COLLEGE PARK – The last time the Penn State men’s lacrosse team beat Maryland, a loaf of bread cost 12 cents and a gallon of gas cost 30 cents. The year was 1920, and lacrosse wouldn’t become a varsity sport at Maryland until 1924.
Maryland (8-2) doesn’t acknowledge that loss in 1920 and the one before that in 1916. When the present-day Terps took the field to face Penn State on March 31, it was as a program that boasted a 36-0 streak against the Nittany Lions, a streak that had lasted nearly 100 years.
Comments about the streak were a constant refrain in Penn State Head Coach Jeff Tambroni’s ear every time his team came to play in College Park.
After Sunday’s game, though, Tambroni won’t be hearing much about Maryland’s undefeated history anymore. The Nittany Lions (8-1) poured on eight first period goals, overcame a 28-minute scoreless streak and held off a six-point Maryland comeback to beat the Terps, 13-10.

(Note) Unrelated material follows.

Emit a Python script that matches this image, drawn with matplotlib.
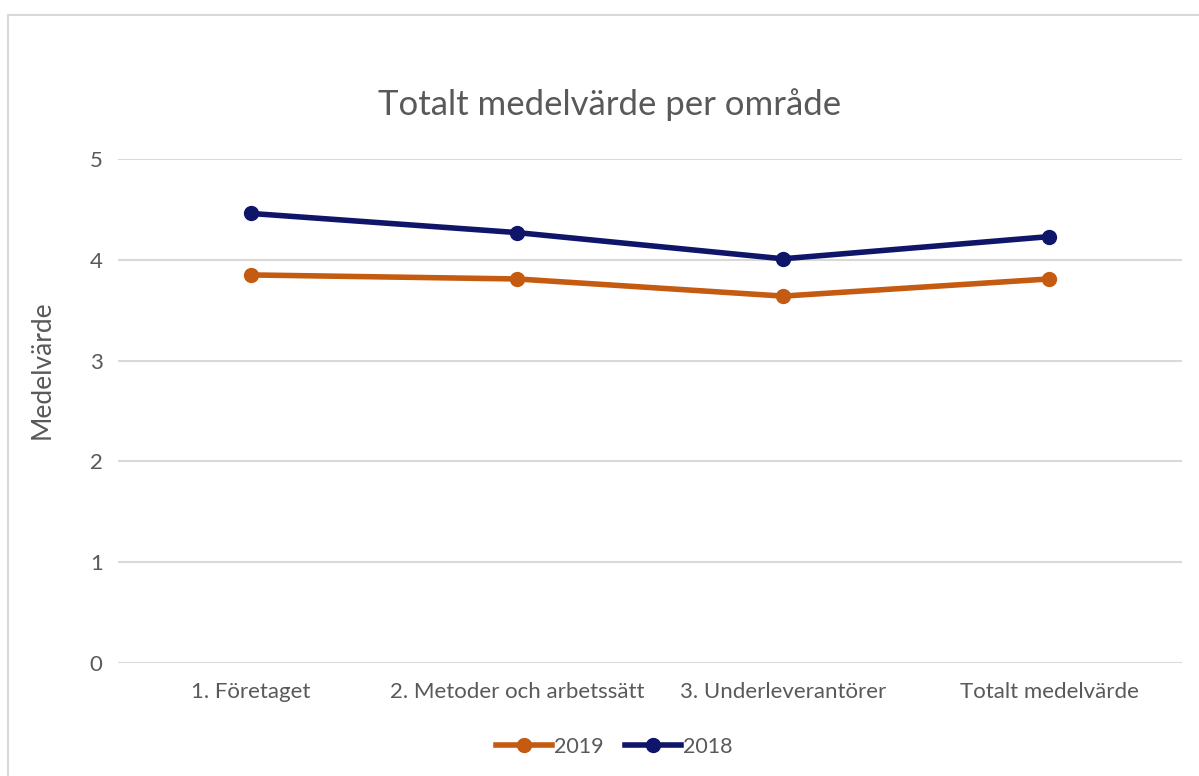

With two of the past three games against the Terps being decided by one point and one of those matchups going to overtime, the game plan for Penn State was simple.
“We came in with a game plan of just playing together, and we got back to the fundamentals like coach was saying,” said Penn State senior defender Chris Sabia. “We just played close-knit, tight and hoped our plan was going to work out.”
Part of Penn State’s motivation was the return of junior attacker Grant Ament, one of the scoring leaders on the nation’s top-ranked offense. Ament had missed Penn State’s previous game and had been labeled as “questionable” with an undisclosed lower-body injury before playing against Maryland.
Even though Ament didn’t score a single goal against the Terps (8-2), Penn State still jumped out to an 8-1 lead after the first quarter.
It looked as though it was going to be a long night for the Terps until attackers Jared Bernhardt and Louis Dubick scored in quick succession at the end of the second period. The Maryland defenders shut down the prolific Nittany Lions offense for all of the second quarter and most of the third and soon the Terps started to creep up on Penn State’s lead.
“You can feel sorry for yourself and implode at 8-1, and I thought our guys kept grinding and grinding,” said Maryland Head Coach John Tillman. “At 8-3, it felt like we could play so much better. As long as we could get the ball, we felt like if we executed at a high level and just got our tempo going, we could get some opportunities.”
Those opportunities arrived during Penn State’s offensive lull and the Terps took full advantage. Sophomore midfielder Roman Puglise registered a career-high two goals in the third period; one of those goals resulted from a Penn State mistake. Puglise seized the ball and hightailed it to the net to fire in his fourth goal of the year, unassisted.
“It was open and I looked to pass it to the left, and they didn’t slide, so if you give me the green light to go to the goal, I’m going to take it ten times out of ten,” said Puglise. “It’s my job. I’m just trying to do it to the best of my ability.”
Two minutes later, Bernhardt raced from behind the net to earn his second score of the night and then Puglise dropped in his second goal.
The Nittany Lions had just watched their 8-1 lead whittle down to 8-7. Maryland’s comeback was almost complete.
“I trust our guys and I have full confidence in what we’re doing offensively,” said Tillman. “You know (Penn State) is going to make a little bit of a push and they just made some plays.”
Maryland owned the momentum until Penn State sophomore attacker Cole Willard snapped his team’s 28-minute scoring drought with an unassisted goal. After that, the Nittany Lions scored two more times in as many minutes.
Despite the fact that Penn State was pulling away again and the infamous 36-0 streak was in grave danger, the Terps didn’t give up. Bernhardt earned a third goal to complete his hat trick, while sophomores Logan Wisnauskas and Anthony DeMaio got on the board with one goal apiece.
In the end though, for Tillman, it wasn’t just about his team’s second loss of the season.
“You never like to lose, but all we’ve really said with this group is just keep learning and growing,” said Tillman. “We’ve got a lot of new parts out there and a lot of guys in different roles. Yeah, you want to win these games, but all the while, win or lose, look at what we could have done better and keep learning and growing.”
The Terps will next host conference foe Michigan on April 6.